Invariably, some parents somewhere are going to find a book on a list that offends them, and will decide they need to protect not only their child but all of the children in the community by marching down to the school and library to demand it be removed from the shelf. Since there is never anything too stupid if it allows certain government officials to get before a camera or send out a press release claiming they’re “protecting children” from the horrors of the world, you end up with school boards and administrators that give in to pressure. And since no one wants to be against protecting children, that leads to the other set of government officials: those too chicken shit to speak up and oppose something they know is wrong.

In his dissenting opinion in Ginzburg v. United States, Justice Potter Stewart wrote that censorship reflects “a society’s lack of confidence in itself,” and is the “hallmark of an authoritarian regime.” All censorship is done in the name of protecting and defending society from ideas or truth that are deemed dangerous, harmful, or inconvenient.

Here’s what struck me about this.
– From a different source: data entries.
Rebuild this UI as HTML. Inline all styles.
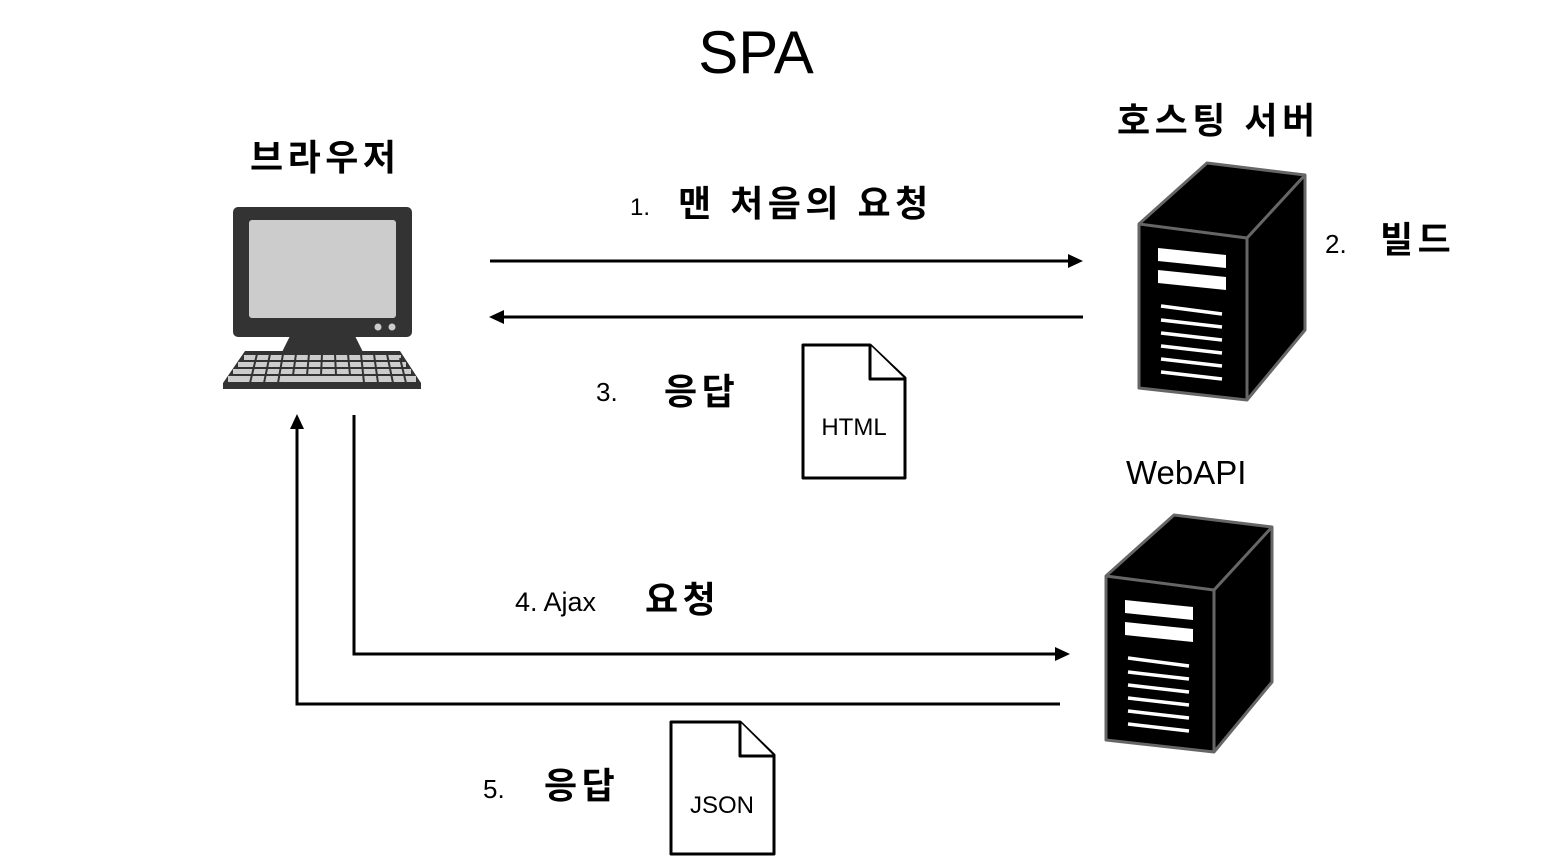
<!DOCTYPE html>
<html><head><meta charset="utf-8"><style>
body{margin:0;background:#fff}
svg{display:block}
text{font-family:"Liberation Sans","Noto Sans CJK KR",sans-serif}
.k{font-weight:bold;font-size:36px;letter-spacing:4.5px}
</style></head><body>
<svg width="1554" height="867" viewBox="0 0 1554 867" xmlns="http://www.w3.org/2000/svg">
<defs>
<g id="srv">
<polygon points="1139,224 1207,163 1305,175 1305,330 1247,400 1139,388" fill="#000" stroke="#666" stroke-width="3" stroke-linejoin="round"/>
<polyline points="1139,224 1247,238 1305,175" fill="none" stroke="#666" stroke-width="3"/>
<line x1="1247" y1="238" x2="1247" y2="400" stroke="#666" stroke-width="3"/>
<polygon points="1158,248 1226,255 1226,268 1158,261" fill="#fff"/>
<polygon points="1158,270 1226,277 1226,290 1158,283" fill="#fff"/>
<g stroke="#fff" stroke-width="3.5">
<line x1="1161" y1="306" x2="1222" y2="314"/>
<line x1="1161" y1="320" x2="1222" y2="327"/>
<line x1="1161" y1="333" x2="1222" y2="340"/>
<line x1="1161" y1="346" x2="1222" y2="353"/>
<line x1="1161" y1="359" x2="1222" y2="366"/>
<line x1="1161" y1="372" x2="1222" y2="379"/>
</g>
</g>
</defs>
<text x="756" y="73" font-size="60" text-anchor="middle">SPA</text>
<text x="250" y="170" class="k">브라우저</text>
<text x="1117" y="133" class="k">호스팅 서버</text>
<text x="630" y="215" font-size="24">1.</text>
<text x="678" y="216" class="k">맨 처음의 요청</text>
<text x="1325" y="253" font-size="26">2.</text>
<text x="1380" y="252" class="k">빌드</text>
<text x="596" y="401" font-size="26">3.</text>
<text x="664" y="404" class="k">응답</text>
<text x="1126" y="484" font-size="33">WebAPI</text>
<text x="515" y="611" font-size="27">4. Ajax</text>
<text x="645" y="612" class="k">요청</text>
<text x="483" y="798" font-size="26">5.</text>
<text x="544" y="798" class="k">응답</text>

<rect x="233" y="207" width="179" height="130" rx="5" fill="#333"/>
<rect x="249" y="220" width="147" height="98" rx="3" fill="#ccc"/>
<circle cx="378" cy="327" r="3.5" fill="#ccc"/><circle cx="392" cy="327" r="3.5" fill="#ccc"/>
<polygon points="290,336 355,336 364,354 281,354" fill="#333"/>
<polygon points="245,351 400,351 421,383 421,389 223,389 223,383" fill="#333"/>
<g fill="#ccc">
<rect x="244" y="355" width="157" height="5"/>
<rect x="238" y="362" width="168" height="5"/>
<rect x="233" y="369" width="178" height="5"/>
<rect x="228" y="376" width="188" height="6"/>
</g>
<g stroke="#333" stroke-width="2">
<line x1="257" y1="354" x2="250" y2="383"/><line x1="270" y1="354" x2="264" y2="383"/>
<line x1="283" y1="354" x2="278" y2="383"/><line x1="296" y1="354" x2="293" y2="375"/>
<line x1="309" y1="354" x2="307" y2="375"/><line x1="322" y1="354" x2="321" y2="375"/>
<line x1="335" y1="354" x2="336" y2="375"/><line x1="348" y1="354" x2="350" y2="375"/>
<line x1="361" y1="354" x2="364" y2="383"/><line x1="374" y1="354" x2="378" y2="383"/>
<line x1="387" y1="354" x2="393" y2="383"/><line x1="400" y1="358" x2="406" y2="383"/>
</g>

<use href="#srv"/>
<use href="#srv" transform="translate(-33,352)"/>

<g stroke="#000" stroke-width="3" fill="none">
<line x1="490" y1="261" x2="1070" y2="261"/>
<line x1="503" y1="317" x2="1083" y2="317"/>
<polyline points="354,415 354,654 1056,654"/>
<polyline points="1060,704 297,704 297,428"/>
</g>
<g fill="#000">
<polygon points="1083,261 1068,254 1068,268"/>
<polygon points="489,317 504,310 504,324"/>
<polygon points="1070,654 1055,647 1055,661"/>
<polygon points="297,414 290,429 304,429"/>
</g>

<g fill="#fff" stroke="#000" stroke-width="3" stroke-linejoin="round">
<path d="M803,345 L870,345 L905,378 L905,478 L803,478 Z"/>
<path d="M870,345 L870,379 L905,379"/>
<path d="M671,722 L740,722 L774,755 L774,854 L671,854 Z"/>
<path d="M740,722 L740,756 L774,756"/>
</g>
<text x="854" y="435" font-size="24" text-anchor="middle">HTML</text>
<text x="722" y="813" font-size="24" text-anchor="middle">JSON</text>
</svg>
</body></html>
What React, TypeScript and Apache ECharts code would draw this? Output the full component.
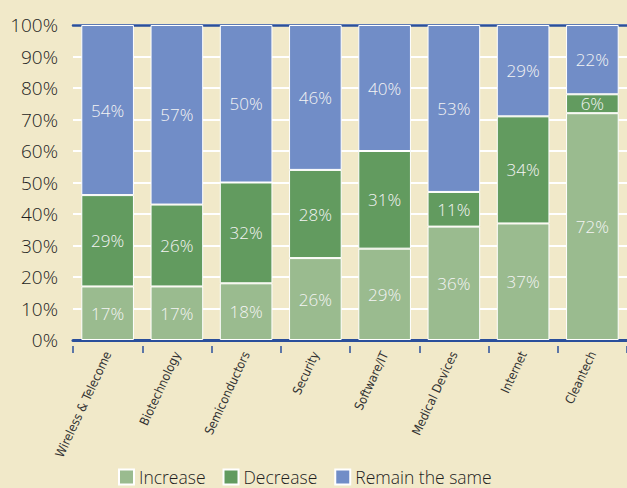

Change the word “book” to “beer,” and “school and library” to “local politician” — along with a few other obvious changes — and it’s every bit as relevant for prohibition and the modern prohibitionists. I certainly agree with Justice Stewart that prohibition reflects “a society’s lack of confidence in itself,” and is the “hallmark of an authoritarian regime.” Look at the nations that still have outright bans on alcohol. And the notion that “all prohibition is done in the name of protecting and defending society from alcohol that is deemed dangerous, harmful, or inconvenient” also rings true. The banning of books seems every bit as sinister as the banning of alcohol, and uses the same rhetoric for its justification. Scary.